Придумать такое после этой страшной ночи? Они были друг другу опорой, утешением, вместе пережили страхи, опасения и наконец радость. Вместе. В думах о Кайле он не стоял в стороне, как при Лизе.
Он мыслил себе их союз в виде треугольника с Кайлой на вершине: они двое, крепко держась друг за друга, поддерживают дочь. Потому что их соединяет любовь. Да, любовь.
Слово это не было произнесено вслух, он даже не может с точностью сказать, когда оно впервые прозвучало в его душе, но в сегодняшнюю ужасную ночь он убедился каким-то образом в том, что любит ее, хочет видеть своей женой и матерью Кайлы.
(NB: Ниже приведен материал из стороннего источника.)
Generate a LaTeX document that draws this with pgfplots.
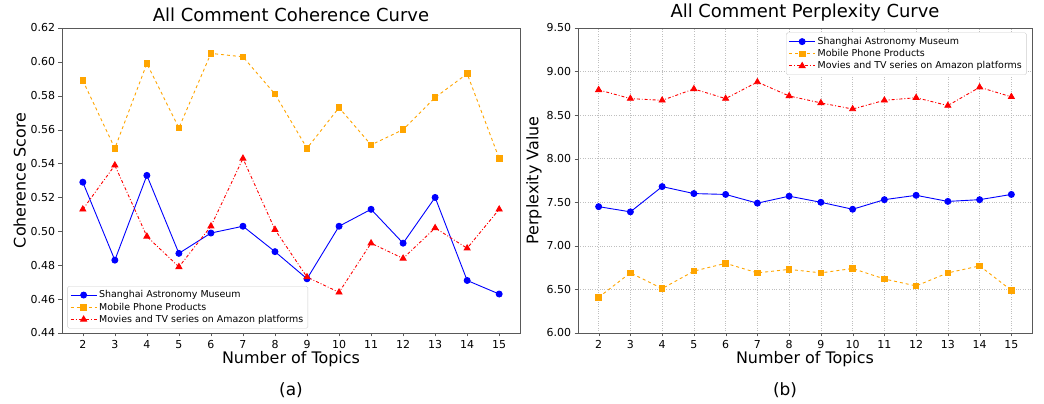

И она думала так же. Или это ему лишь померещилось?
Да, да, скорее всего, померещилось. Они действительно составляют треугольник, но лишенный основания. Связь между ним и Марсией осуществляется через Кайлу. Она любит свою дочь. А он-то, дурак, думал, что ее любовь распространяется и на него! Надо же так ошибиться.
Меряя шагами комнату, Сэм подобрал скомканную записку, затем, выругавшись про себя, снова бросил на пол. Он чувствовал потребность швырнуть что-нибудь потяжелее, пробежать двадцать кругов по футбольному полю – одним словом, сделать нечто, что дало бы выход его гневу и огорчению.
В сердцах он задвинул жалюзи, не желая видеть картину встающего дня.
Любимая дочка поправляется, и одна половила сердца ликует, но во второй царит непроглядный мрак. Как он мог так заблуждаться насчет Марсии?
И тут помимо его воли ему вспомнилось, как страстно отвечата она на его поцелуи. Может, он все-таки не заблуждался?
Он опять поднял записку, тщательно расправил ее и вчитался в текст, взвешивая каждое слово.
… мне было так одиноко… пока не встретила Кайлу. И тебя… я… причинила боль двум самым любимым людям… Она уходит для того, чтобы вернуть им прежнее безоблачное существование. А сама возвратится в свой тоскливый пустой уголок, где ей не угрожает отчужденность Кайлы.
Она доверяет ему обожаемую дочь. Разве эти слова могут принадлежать женщине, которая не любит?
Кто знает, быть может, Лиза не сосредоточилась бы так на Кайле, если бы он решительнее боролся за их супружеское согласие… если бы он любил Лизу так же, как сейчас Марсию.
Ну нет, теперь он не собирается сидеть сложа руки. Он станет бороться, даже если натолкнется на отпор.
И Сэм со стоном подошел к окну. На дворе посветлело – чуть-чуть, следовательно, времени прошло совсем мало, спал он каких-нибудь несколько минут.
Марсия еще не успела уйти из больницы. Доставила их сюда карета «Скорой помощи», значит, потребуется такси – добраться до его дома, где осталась ее машина. Она еще здесь!
Он пулей выскочил из комнаты и ворвался в лифт.
Пробегая через нижний вестибюль, Сэм заметил Марсию перед входом.
Легкое голубое платье, такое красивое вчера вечером, выглядело помятым и несвежим. Как и сама Марсия. Ночь наложила на нее свой отпечаток.